* _Information supplied_

+--

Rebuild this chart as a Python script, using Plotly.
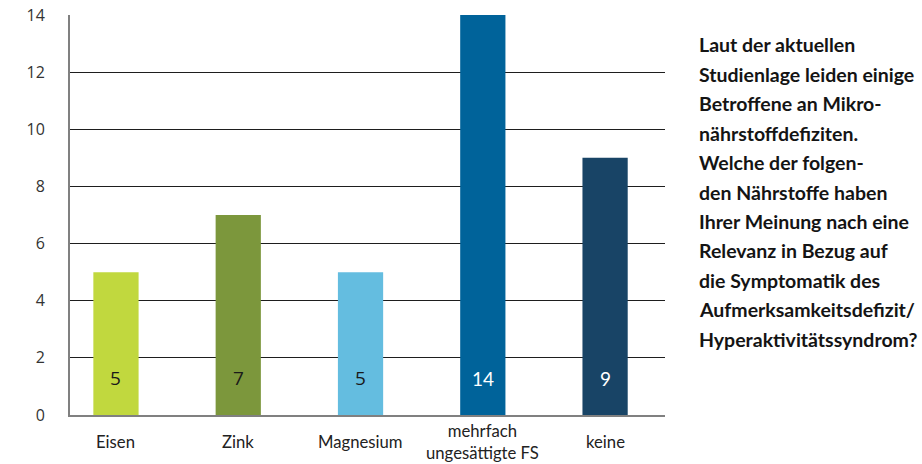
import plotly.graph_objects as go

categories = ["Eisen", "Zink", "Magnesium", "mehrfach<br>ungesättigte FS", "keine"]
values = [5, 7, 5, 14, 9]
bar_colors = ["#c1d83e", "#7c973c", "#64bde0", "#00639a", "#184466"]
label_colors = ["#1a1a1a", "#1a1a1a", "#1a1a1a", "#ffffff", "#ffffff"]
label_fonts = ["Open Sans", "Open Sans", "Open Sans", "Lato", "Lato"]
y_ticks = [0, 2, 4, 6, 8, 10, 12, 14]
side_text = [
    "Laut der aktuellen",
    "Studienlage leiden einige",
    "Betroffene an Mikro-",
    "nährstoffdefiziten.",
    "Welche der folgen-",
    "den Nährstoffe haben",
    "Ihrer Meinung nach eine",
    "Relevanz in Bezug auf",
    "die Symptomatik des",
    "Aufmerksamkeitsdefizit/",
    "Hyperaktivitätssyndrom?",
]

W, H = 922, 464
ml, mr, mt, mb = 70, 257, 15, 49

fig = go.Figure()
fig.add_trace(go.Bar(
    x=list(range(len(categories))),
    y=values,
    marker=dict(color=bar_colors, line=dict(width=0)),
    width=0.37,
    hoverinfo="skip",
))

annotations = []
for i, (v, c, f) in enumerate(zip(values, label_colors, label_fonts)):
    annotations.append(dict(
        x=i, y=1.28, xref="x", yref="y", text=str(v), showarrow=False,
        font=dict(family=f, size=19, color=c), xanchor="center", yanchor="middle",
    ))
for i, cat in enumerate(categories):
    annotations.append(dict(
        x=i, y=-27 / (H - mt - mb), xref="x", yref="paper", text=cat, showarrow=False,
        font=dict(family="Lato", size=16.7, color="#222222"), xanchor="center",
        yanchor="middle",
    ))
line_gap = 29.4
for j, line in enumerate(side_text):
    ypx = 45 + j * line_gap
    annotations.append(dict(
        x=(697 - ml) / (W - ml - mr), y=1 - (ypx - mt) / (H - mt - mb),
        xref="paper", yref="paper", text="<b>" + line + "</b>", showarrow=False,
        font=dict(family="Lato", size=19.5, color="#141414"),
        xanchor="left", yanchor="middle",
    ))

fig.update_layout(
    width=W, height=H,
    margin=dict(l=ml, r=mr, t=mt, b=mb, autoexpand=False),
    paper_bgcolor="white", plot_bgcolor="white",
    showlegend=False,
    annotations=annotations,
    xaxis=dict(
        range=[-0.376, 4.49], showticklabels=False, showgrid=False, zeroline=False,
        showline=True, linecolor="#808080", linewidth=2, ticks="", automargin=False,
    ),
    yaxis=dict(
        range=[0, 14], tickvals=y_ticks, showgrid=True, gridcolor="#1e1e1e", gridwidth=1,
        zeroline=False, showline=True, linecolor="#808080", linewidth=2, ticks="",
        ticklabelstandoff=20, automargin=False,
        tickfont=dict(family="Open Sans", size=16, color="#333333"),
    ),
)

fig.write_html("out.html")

+--

* _Your objective_
Write the listing out a second time exactly, dropping all images.

* _Worked answer_
Rebuild this chart as a Python script, using Plotly.
import plotly.graph_objects as go

categories = ["Eisen", "Zink", "Magnesium", "mehrfach<br>ungesättigte FS", "keine"]
values = [5, 7, 5, 14, 9]
bar_colors = ["#c1d83e", "#7c973c", "#64bde0", "#00639a", "#184466"]
label_colors = ["#1a1a1a", "#1a1a1a", "#1a1a1a", "#ffffff", "#ffffff"]
label_fonts = ["Open Sans", "Open Sans", "Open Sans", "Lato", "Lato"]
y_ticks = [0, 2, 4, 6, 8, 10, 12, 14]
side_text = [
    "Laut der aktuellen",
    "Studienlage leiden einige",
    "Betroffene an Mikro-",
    "nährstoffdefiziten.",
    "Welche der folgen-",
    "den Nährstoffe haben",
    "Ihrer Meinung nach eine",
    "Relevanz in Bezug auf",
    "die Symptomatik des",
    "Aufmerksamkeitsdefizit/",
    "Hyperaktivitätssyndrom?",
]

W, H = 922, 464
ml, mr, mt, mb = 70, 257, 15, 49

fig = go.Figure()
fig.add_trace(go.Bar(
    x=list(range(len(categories))),
    y=values,
    marker=dict(color=bar_colors, line=dict(width=0)),
    width=0.37,
    hoverinfo="skip",
))

annotations = []
for i, (v, c, f) in enumerate(zip(values, label_colors, label_fonts)):
    annotations.append(dict(
        x=i, y=1.28, xref="x", yref="y", text=str(v), showarrow=False,
        font=dict(family=f, size=19, color=c), xanchor="center", yanchor="middle",
    ))
for i, cat in enumerate(categories):
    annotations.append(dict(
        x=i, y=-27 / (H - mt - mb), xref="x", yref="paper", text=cat, showarrow=False,
        font=dict(family="Lato", size=16.7, color="#222222"), xanchor="center",
        yanchor="middle",
    ))
line_gap = 29.4
for j, line in enumerate(side_text):
    ypx = 45 + j * line_gap
    annotations.append(dict(
        x=(697 - ml) / (W - ml - mr), y=1 - (ypx - mt) / (H - mt - mb),
        xref="paper", yref="paper", text="<b>" + line + "</b>", showarrow=False,
        font=dict(family="Lato", size=19.5, color="#141414"),
        xanchor="left", yanchor="middle",
    ))

fig.update_layout(
    width=W, height=H,
    margin=dict(l=ml, r=mr, t=mt, b=mb, autoexpand=False),
    paper_bgcolor="white", plot_bgcolor="white",
    showlegend=False,
    annotations=annotations,
    xaxis=dict(
        range=[-0.376, 4.49], showticklabels=False, showgrid=False, zeroline=False,
        showline=True, linecolor="#808080", linewidth=2, ticks="", automargin=False,
    ),
    yaxis=dict(
        range=[0, 14], tickvals=y_ticks, showgrid=True, gridcolor="#1e1e1e", gridwidth=1,
        zeroline=False, showline=True, linecolor="#808080", linewidth=2, ticks="",
        ticklabelstandoff=20, automargin=False,
        tickfont=dict(family="Open Sans", size=16, color="#333333"),
    ),
)

fig.write_html("out.html")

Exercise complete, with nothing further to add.